With my love for reading and for libraries as repositories of things to read (specifically, books), it's no surprise that the local book-lending institution here, the Clarksville-Montgomery County Public Library, should be significant in my life. Indeed, of all the public buildings in Clarksville it's most likely the one in which I've spent the most time!
I remember the original facility; at least, it was the one I knew of during my first sojourn here. It was downtown on Main Street between Third and Fourth, and was small and overcrowded. It was decidedly "quaint".
In the late 1990s the former Harvey's department store in Montgomery Plaza off Madison Street got completely overhauled into a new library facility. This one was very spacious, with plenty of room for expanding the holdings. It had a computer lab for public use that carried programs that, while not as up-to-date as those of the library at Austin Peay State University, were certainly adequate for most of my needs. Ditto the electronic "card" catalog.

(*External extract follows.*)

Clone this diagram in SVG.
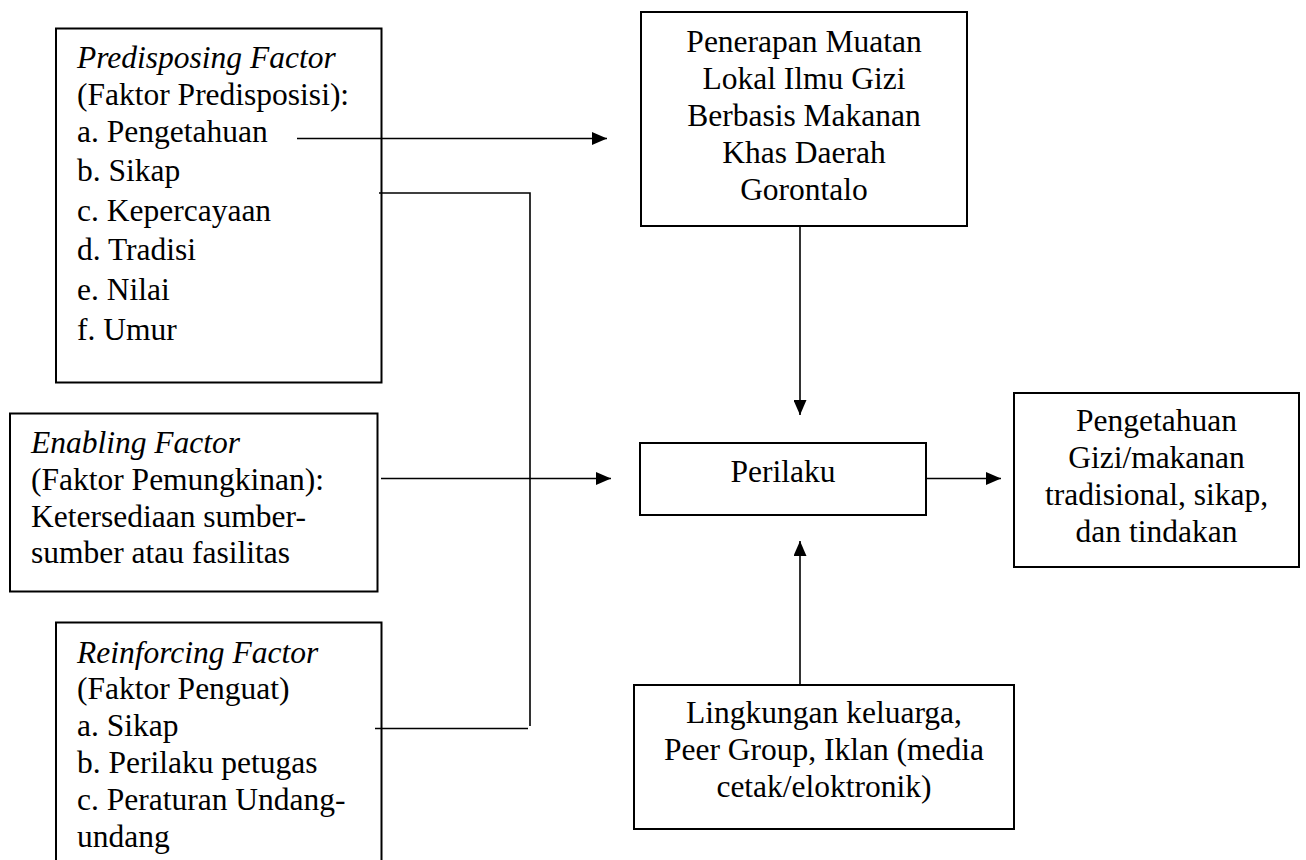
<svg xmlns="http://www.w3.org/2000/svg" width="1306" height="860" viewBox="0 0 1306 860">
<style>
.box{fill:#fff;stroke:#000;stroke-width:2}
.t{font-family:"Liberation Serif","Times New Roman",serif;font-size:31.5px;fill:#000}
.i{font-style:italic}
.c{text-anchor:middle}
.ln{fill:none;stroke:#000;stroke-width:1.6}
</style>
<defs>
<marker id="ah" markerWidth="15" markerHeight="13" refX="15" refY="6.5" orient="auto" markerUnits="userSpaceOnUse">
<path d="M0,0 L15,6.5 L0,13 Z" fill="#000"/>
</marker>
</defs>
<rect width="1306" height="860" fill="#fff"/>
<g id="predisposing">
<rect class="box" x="56" y="28.5" width="325.5" height="354"/>
<text class="t i" x="77" y="68">Predisposing Factor</text>
<text class="t" x="77" y="105">(Faktor Predisposisi):</text>
<text class="t" x="77" y="142">a. Pengetahuan</text>
<text class="t" x="77" y="181">b. Sikap</text>
<text class="t" x="77" y="221">c. Kepercayaan</text>
<text class="t" x="77" y="260">d. Tradisi</text>
<text class="t" x="77" y="300">e. Nilai</text>
<text class="t" x="77" y="340">f. Umur</text>
</g>
<g id="enabling">
<rect class="box" x="10" y="413.5" width="367.5" height="178"/>
<text class="t i" x="31" y="453">Enabling Factor</text>
<text class="t" x="31" y="490">(Faktor Pemungkinan):</text>
<text class="t" x="31" y="527">Ketersediaan sumber-</text>
<text class="t" x="31" y="563">sumber atau fasilitas</text>
</g>
<g id="reinforcing">
<rect class="box" x="56" y="622.5" width="325.5" height="260"/>
<text class="t i" x="77" y="663">Reinforcing Factor</text>
<text class="t" x="77" y="699">(Faktor Penguat)</text>
<text class="t" x="77" y="736">a. Sikap</text>
<text class="t" x="77" y="773">b. Perilaku petugas</text>
<text class="t" x="77" y="810">c. Peraturan Undang-</text>
<text class="t" x="77" y="847">undang</text>
</g>
<g id="penerapan">
<rect class="box" x="641" y="12" width="326" height="214"/>
<text class="t c" x="804" y="52">Penerapan Muatan</text>
<text class="t c" x="804" y="89">Lokal Ilmu Gizi</text>
<text class="t c" x="804" y="126">Berbasis Makanan</text>
<text class="t c" x="804" y="163">Khas Daerah</text>
<text class="t c" x="804" y="200">Gorontalo</text>
</g>
<g id="perilaku">
<rect class="box" x="640" y="443" width="286" height="72"/>
<text class="t c" x="783" y="482">Perilaku</text>
</g>
<g id="pengetahuan">
<rect class="box" x="1014" y="393" width="285" height="174"/>
<text class="t c" x="1156.5" y="431">Pengetahuan</text>
<text class="t c" x="1156.5" y="468">Gizi/makanan</text>
<text class="t c" x="1156.5" y="505">tradisional, sikap,</text>
<text class="t c" x="1156.5" y="542">dan tindakan</text>
</g>
<g id="lingkungan">
<rect class="box" x="634" y="685" width="380" height="144"/>
<text class="t c" x="824" y="723">Lingkungan keluarga,</text>
<text class="t c" x="824" y="760">Peer Group, Iklan (media</text>
<text class="t c" x="824" y="797">cetak/eloktronik)</text>
</g>
<g id="connectors">
<line class="ln" x1="297" y1="138.5" x2="607" y2="138.5" marker-end="url(#ah)"/>
<polyline class="ln" points="379,193 530,193 530,726"/>
<line class="ln" x1="375" y1="728.5" x2="528" y2="728.5"/>
<line class="ln" x1="381" y1="478.5" x2="611" y2="478.5" marker-end="url(#ah)"/>
<line class="ln" x1="800" y1="226" x2="800" y2="415" marker-end="url(#ah)"/>
<line class="ln" x1="926" y1="478.5" x2="1001" y2="478.5" marker-end="url(#ah)"/>
<line class="ln" x1="800" y1="685" x2="800" y2="541" marker-end="url(#ah)"/>
</g>
</svg>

Indeed, when I moved from C'ville to San Antonio in 2002 and began patronizing the much larger city's library I found the Texan system to not be as user-friendly. But when I moved back to C'ville last year and resumed usage of the C-MCPL I found that the catalog and the computer lab programs were the same as they'd been a decade earlier. And again the adjective that often came to my mind by which to describe the local library was "quaint".
As of last Wednesday (4 April) this attitude changed. The local chapter of the Daughters of the American Revolution (DAR) conducts occasional genealogy classes or workshops in the C-MCPL. One was the afternoon of the Fourth, and I attended it. Reference librarian Tim Pulley gave us a tour of the Brown Harvey Sr. Genealogy Room. I was impressed with the variety of materials in the room, which I had known only to contain volumes of Tennessee counties history, military records, a few family histories and microfilm rolls.
After the tour I returned to one end wall, which held bookshelves of genealogy-related and local history books from surrounding states. Since my Graham line goes back into Georgia I zeroed in on that set of tomes. I was wondering if they had anything about Pike County, adjacent counties or that area of the State, just south of Atlanta. (Yes, I'm talking "Gone with the Wind" or Tara territory.)
To my surprise and great delight, I found a large book (a couple inches thick!) of Pike County history! The Tennessee State Library and Archives in Nashville, where I work, offers one or two books about Pike County, and both together are not nearly as voluminous as this one at C-MCPL.
I suppose it's time to drop "quaint" as descriptive of Clarksville's library, don't you?